BEGIN SUPPLIED INFORMATION

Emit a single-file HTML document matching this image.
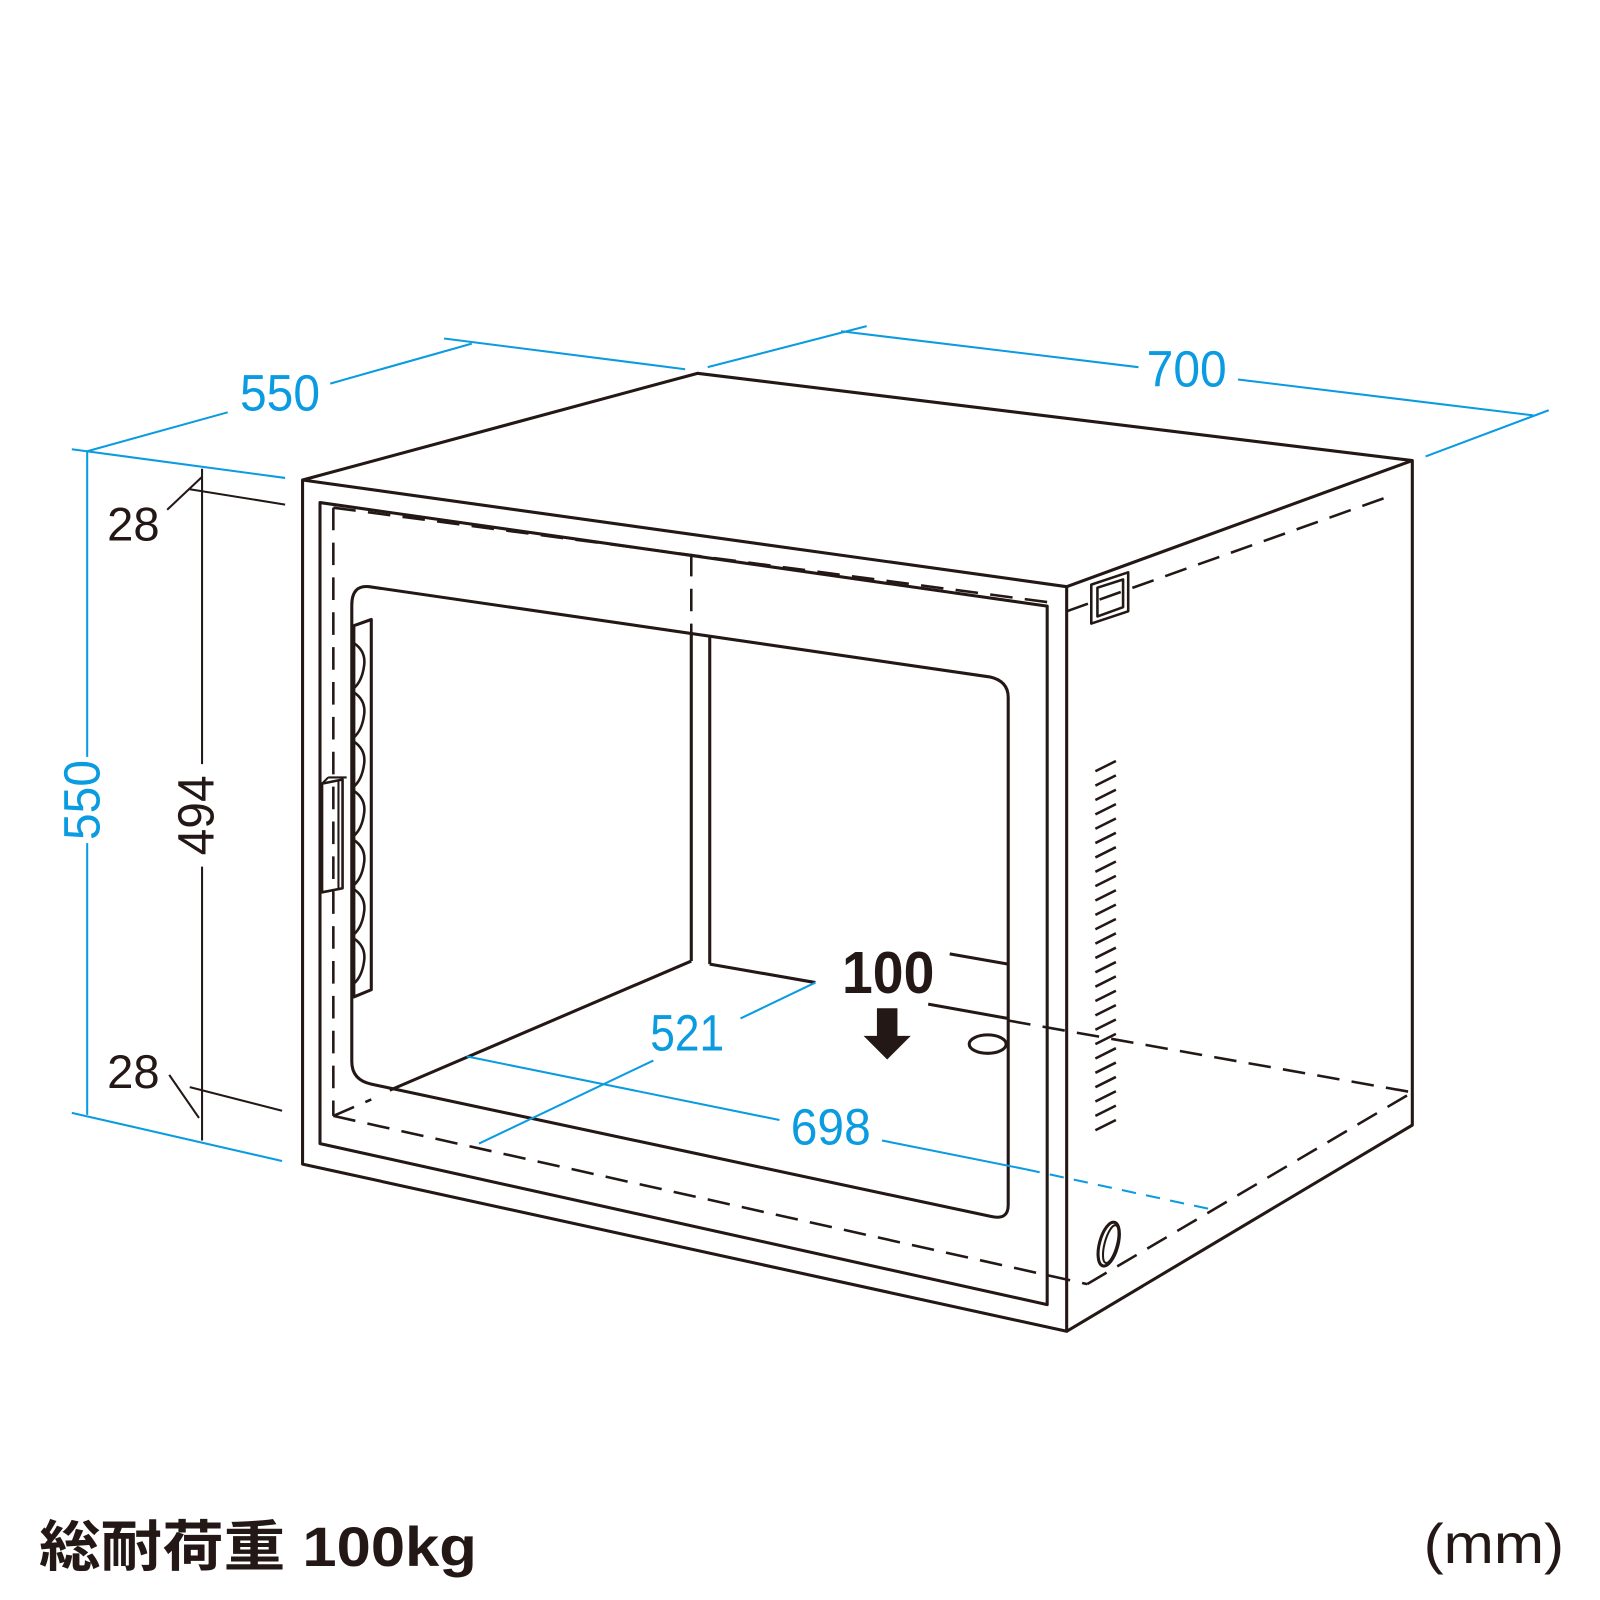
<!DOCTYPE html>
<html><head><meta charset="utf-8"><style>html,body{margin:0;padding:0;background:#fff}svg{display:block}</style></head>
<body>
<svg width="1600" height="1600" viewBox="0 0 1560 1560" xmlns="http://www.w3.org/2000/svg">
<g fill="none" stroke="#231815" stroke-width="3" stroke-linejoin="round">
<polygon points="295,468 1040,572 1040,1298 295,1135"/>
<polyline points="295,468 680,364 1377,449 1377,1097 1040,1298"/>
<line x1="1040" y1="572" x2="1377" y2="449"/>
<polygon points="312,490 1021,591 1021,1272 312,1115"/>
<path d="M343,590 Q343,570 360,572 L965,660 Q983,664 983,680 L983,1175 Q983,1190 966,1186 L362,1057 Q343,1053 343,1035 Z"/>
<line x1="674" y1="618" x2="674" y2="937"/>
<line x1="692" y1="621" x2="692" y2="940"/>
<line x1="674" y1="937" x2="380" y2="1063"/>
<line x1="692" y1="940" x2="795" y2="958"/>
<line x1="905" y1="979" x2="983" y2="993"/>
<line x1="926" y1="930" x2="983" y2="940"/>
<polygon points="345,610 362,604 362,965 345,972"/>
<path d="M345,627 q12,8 10,22 q-2,15 -10,22 M345,675 q12,8 10,22 q-2,15 -10,22 M345,723 q12,8 10,22 q-2,15 -10,22 M345,771 q12,8 10,22 q-2,15 -10,22 M345,819 q12,8 10,22 q-2,15 -10,22 M345,867 q12,8 10,22 q-2,15 -10,22 M345,915 q12,8 10,22 q-2,15 -10,22" stroke-width="2.5"/>
<polygon points="314,764 334,760 334,866 314,870" stroke-width="2.5"/>
<line x1="330" y1="762" x2="330" y2="868" stroke-width="2"/>
<line x1="314" y1="764" x2="320" y2="758" stroke-width="2"/><line x1="320" y1="758" x2="338" y2="758" stroke-width="2"/>
<polygon points="1064,570 1100,558 1100,596 1064,608" stroke-width="2.5"/>
<polygon points="1070,573 1095,565 1095,592 1070,601" stroke-width="2.5"/>
<ellipse cx="1081" cy="1213" rx="9" ry="22" transform="rotate(15 1081 1213)"/>
<ellipse cx="1083" cy="1213" rx="6" ry="19" transform="rotate(15 1083 1213)" stroke-width="2"/>
<ellipse cx="963" cy="1018" rx="18" ry="9"/>
</g>
<g fill="none" stroke="#231815" stroke-width="2.5" stroke-dasharray="22,12">
<line x1="325" y1="495" x2="1021" y2="587"/>
<line x1="325" y1="495" x2="325" y2="1088"/>
<line x1="325" y1="1088" x2="1060" y2="1252"/>
<line x1="325" y1="1088" x2="362" y2="1072"/>
<line x1="1060" y1="1252" x2="1377" y2="1065"/>
<line x1="983" y1="995" x2="1377" y2="1065"/>
<line x1="1040" y1="596" x2="1360" y2="482"/>
<line x1="674" y1="540" x2="674" y2="618"/>
</g>
<g stroke="#231815" stroke-width="2.5">
<path d="M1068,752 l20,-10 M1068,766 l20,-10 M1068,780 l20,-10 M1068,794 l20,-10 M1068,808 l20,-10 M1068,822 l20,-10 M1068,836 l20,-10 M1068,850 l20,-10 M1068,864 l20,-10 M1068,878 l20,-10 M1068,892 l20,-10 M1068,906 l20,-10 M1068,920 l20,-10 M1068,934 l20,-10 M1068,948 l20,-10 M1068,962 l20,-10 M1068,976 l20,-10 M1068,990 l20,-10 M1068,1004 l20,-10 M1068,1018 l20,-10 M1068,1032 l20,-10 M1068,1046 l20,-10 M1068,1060 l20,-10 M1068,1074 l20,-10 M1068,1088 l20,-10 M1068,1102 l20,-10"/>
</g>
<polygon points="855,983 875,983 875,1010 888,1010 865,1033 842,1010 855,1010" fill="#231815"/>
<g stroke="#0a9be0" stroke-width="2" fill="none">
<line x1="70" y1="438" x2="278" y2="466"/>
<line x1="433" y1="330" x2="668" y2="360"/>
<line x1="85" y1="440" x2="222" y2="402"/>
<line x1="322" y1="374" x2="460" y2="335"/>
<line x1="690" y1="358" x2="845" y2="318"/>
<line x1="820" y1="323" x2="1110" y2="358"/>
<line x1="1207" y1="370" x2="1495" y2="405"/>
<line x1="1390" y1="445" x2="1510" y2="400"/>
<line x1="85" y1="440" x2="85" y2="738"/>
<line x1="85" y1="822" x2="85" y2="1087"/>
<line x1="70" y1="1085" x2="275" y2="1132"/>
<line x1="455" y1="1030" x2="760" y2="1092"/>
<line x1="860" y1="1112" x2="1000" y2="1140"/>
<line x1="1000" y1="1140" x2="1185" y2="1180" stroke-dasharray="14,10"/>
<line x1="467" y1="1115" x2="637" y2="1034"/>
<line x1="722" y1="993" x2="795" y2="958"/>
</g>
<g stroke="#231815" stroke-width="2" fill="none">
<line x1="197" y1="457" x2="197" y2="745"/>
<line x1="197" y1="845" x2="197" y2="1112"/>
<line x1="185" y1="477" x2="278" y2="492"/>
<line x1="185" y1="1060" x2="275" y2="1083"/>
<line x1="163" y1="497" x2="197" y2="465"/>
<line x1="165" y1="1048" x2="194" y2="1090"/>
</g>
<g font-family="Liberation Sans, sans-serif" fill="#0a9be0" font-size="50">
<text x="273" y="400" text-anchor="middle" textLength="78" lengthAdjust="spacingAndGlyphs">550</text>
<text x="1157" y="377" text-anchor="middle" textLength="78" lengthAdjust="spacingAndGlyphs">700</text>
<text x="810" y="1116" text-anchor="middle" textLength="78" lengthAdjust="spacingAndGlyphs">698</text>
<text x="670" y="1024" text-anchor="middle" textLength="72" lengthAdjust="spacingAndGlyphs">521</text>
<text x="0" y="0" text-anchor="middle" transform="translate(97,780) rotate(-90)" textLength="78" lengthAdjust="spacingAndGlyphs">550</text>
</g>
<g font-family="Liberation Sans, sans-serif" fill="#231815" font-size="46">
<text x="130" y="527" text-anchor="middle">28</text>
<text x="130" y="1061" text-anchor="middle">28</text>
<text x="0" y="0" text-anchor="middle" font-size="50" transform="translate(208,795) rotate(-90)" textLength="78" lengthAdjust="spacingAndGlyphs">494</text>
<text x="866" y="968" text-anchor="middle" font-size="58" font-weight="bold" textLength="90" lengthAdjust="spacingAndGlyphs">100</text>
<text x="38" y="1527" font-size="54" font-weight="bold" font-family="Liberation Sans, Noto Sans CJK JP, sans-serif" textLength="427" lengthAdjust="spacingAndGlyphs">総耐荷重 100kg</text>
<text x="1388" y="1524" font-size="54" textLength="137" lengthAdjust="spacingAndGlyphs">(mm)</text>
</g>
</svg>
</body></html>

END SUPPLIED INFORMATION

- [GIVEN PROBLEM] Take the listing above and print it exactly, apart from the pictures.

- [EXERCISE RESULT]
Emit a single-file HTML document matching this image.
<!DOCTYPE html>
<html><head><meta charset="utf-8"><style>html,body{margin:0;padding:0;background:#fff}svg{display:block}</style></head>
<body>
<svg width="1600" height="1600" viewBox="0 0 1560 1560" xmlns="http://www.w3.org/2000/svg">
<g fill="none" stroke="#231815" stroke-width="3" stroke-linejoin="round">
<polygon points="295,468 1040,572 1040,1298 295,1135"/>
<polyline points="295,468 680,364 1377,449 1377,1097 1040,1298"/>
<line x1="1040" y1="572" x2="1377" y2="449"/>
<polygon points="312,490 1021,591 1021,1272 312,1115"/>
<path d="M343,590 Q343,570 360,572 L965,660 Q983,664 983,680 L983,1175 Q983,1190 966,1186 L362,1057 Q343,1053 343,1035 Z"/>
<line x1="674" y1="618" x2="674" y2="937"/>
<line x1="692" y1="621" x2="692" y2="940"/>
<line x1="674" y1="937" x2="380" y2="1063"/>
<line x1="692" y1="940" x2="795" y2="958"/>
<line x1="905" y1="979" x2="983" y2="993"/>
<line x1="926" y1="930" x2="983" y2="940"/>
<polygon points="345,610 362,604 362,965 345,972"/>
<path d="M345,627 q12,8 10,22 q-2,15 -10,22 M345,675 q12,8 10,22 q-2,15 -10,22 M345,723 q12,8 10,22 q-2,15 -10,22 M345,771 q12,8 10,22 q-2,15 -10,22 M345,819 q12,8 10,22 q-2,15 -10,22 M345,867 q12,8 10,22 q-2,15 -10,22 M345,915 q12,8 10,22 q-2,15 -10,22" stroke-width="2.5"/>
<polygon points="314,764 334,760 334,866 314,870" stroke-width="2.5"/>
<line x1="330" y1="762" x2="330" y2="868" stroke-width="2"/>
<line x1="314" y1="764" x2="320" y2="758" stroke-width="2"/><line x1="320" y1="758" x2="338" y2="758" stroke-width="2"/>
<polygon points="1064,570 1100,558 1100,596 1064,608" stroke-width="2.5"/>
<polygon points="1070,573 1095,565 1095,592 1070,601" stroke-width="2.5"/>
<ellipse cx="1081" cy="1213" rx="9" ry="22" transform="rotate(15 1081 1213)"/>
<ellipse cx="1083" cy="1213" rx="6" ry="19" transform="rotate(15 1083 1213)" stroke-width="2"/>
<ellipse cx="963" cy="1018" rx="18" ry="9"/>
</g>
<g fill="none" stroke="#231815" stroke-width="2.5" stroke-dasharray="22,12">
<line x1="325" y1="495" x2="1021" y2="587"/>
<line x1="325" y1="495" x2="325" y2="1088"/>
<line x1="325" y1="1088" x2="1060" y2="1252"/>
<line x1="325" y1="1088" x2="362" y2="1072"/>
<line x1="1060" y1="1252" x2="1377" y2="1065"/>
<line x1="983" y1="995" x2="1377" y2="1065"/>
<line x1="1040" y1="596" x2="1360" y2="482"/>
<line x1="674" y1="540" x2="674" y2="618"/>
</g>
<g stroke="#231815" stroke-width="2.5">
<path d="M1068,752 l20,-10 M1068,766 l20,-10 M1068,780 l20,-10 M1068,794 l20,-10 M1068,808 l20,-10 M1068,822 l20,-10 M1068,836 l20,-10 M1068,850 l20,-10 M1068,864 l20,-10 M1068,878 l20,-10 M1068,892 l20,-10 M1068,906 l20,-10 M1068,920 l20,-10 M1068,934 l20,-10 M1068,948 l20,-10 M1068,962 l20,-10 M1068,976 l20,-10 M1068,990 l20,-10 M1068,1004 l20,-10 M1068,1018 l20,-10 M1068,1032 l20,-10 M1068,1046 l20,-10 M1068,1060 l20,-10 M1068,1074 l20,-10 M1068,1088 l20,-10 M1068,1102 l20,-10"/>
</g>
<polygon points="855,983 875,983 875,1010 888,1010 865,1033 842,1010 855,1010" fill="#231815"/>
<g stroke="#0a9be0" stroke-width="2" fill="none">
<line x1="70" y1="438" x2="278" y2="466"/>
<line x1="433" y1="330" x2="668" y2="360"/>
<line x1="85" y1="440" x2="222" y2="402"/>
<line x1="322" y1="374" x2="460" y2="335"/>
<line x1="690" y1="358" x2="845" y2="318"/>
<line x1="820" y1="323" x2="1110" y2="358"/>
<line x1="1207" y1="370" x2="1495" y2="405"/>
<line x1="1390" y1="445" x2="1510" y2="400"/>
<line x1="85" y1="440" x2="85" y2="738"/>
<line x1="85" y1="822" x2="85" y2="1087"/>
<line x1="70" y1="1085" x2="275" y2="1132"/>
<line x1="455" y1="1030" x2="760" y2="1092"/>
<line x1="860" y1="1112" x2="1000" y2="1140"/>
<line x1="1000" y1="1140" x2="1185" y2="1180" stroke-dasharray="14,10"/>
<line x1="467" y1="1115" x2="637" y2="1034"/>
<line x1="722" y1="993" x2="795" y2="958"/>
</g>
<g stroke="#231815" stroke-width="2" fill="none">
<line x1="197" y1="457" x2="197" y2="745"/>
<line x1="197" y1="845" x2="197" y2="1112"/>
<line x1="185" y1="477" x2="278" y2="492"/>
<line x1="185" y1="1060" x2="275" y2="1083"/>
<line x1="163" y1="497" x2="197" y2="465"/>
<line x1="165" y1="1048" x2="194" y2="1090"/>
</g>
<g font-family="Liberation Sans, sans-serif" fill="#0a9be0" font-size="50">
<text x="273" y="400" text-anchor="middle" textLength="78" lengthAdjust="spacingAndGlyphs">550</text>
<text x="1157" y="377" text-anchor="middle" textLength="78" lengthAdjust="spacingAndGlyphs">700</text>
<text x="810" y="1116" text-anchor="middle" textLength="78" lengthAdjust="spacingAndGlyphs">698</text>
<text x="670" y="1024" text-anchor="middle" textLength="72" lengthAdjust="spacingAndGlyphs">521</text>
<text x="0" y="0" text-anchor="middle" transform="translate(97,780) rotate(-90)" textLength="78" lengthAdjust="spacingAndGlyphs">550</text>
</g>
<g font-family="Liberation Sans, sans-serif" fill="#231815" font-size="46">
<text x="130" y="527" text-anchor="middle">28</text>
<text x="130" y="1061" text-anchor="middle">28</text>
<text x="0" y="0" text-anchor="middle" font-size="50" transform="translate(208,795) rotate(-90)" textLength="78" lengthAdjust="spacingAndGlyphs">494</text>
<text x="866" y="968" text-anchor="middle" font-size="58" font-weight="bold" textLength="90" lengthAdjust="spacingAndGlyphs">100</text>
<text x="38" y="1527" font-size="54" font-weight="bold" font-family="Liberation Sans, Noto Sans CJK JP, sans-serif" textLength="427" lengthAdjust="spacingAndGlyphs">総耐荷重 100kg</text>
<text x="1388" y="1524" font-size="54" textLength="137" lengthAdjust="spacingAndGlyphs">(mm)</text>
</g>
</svg>
</body></html>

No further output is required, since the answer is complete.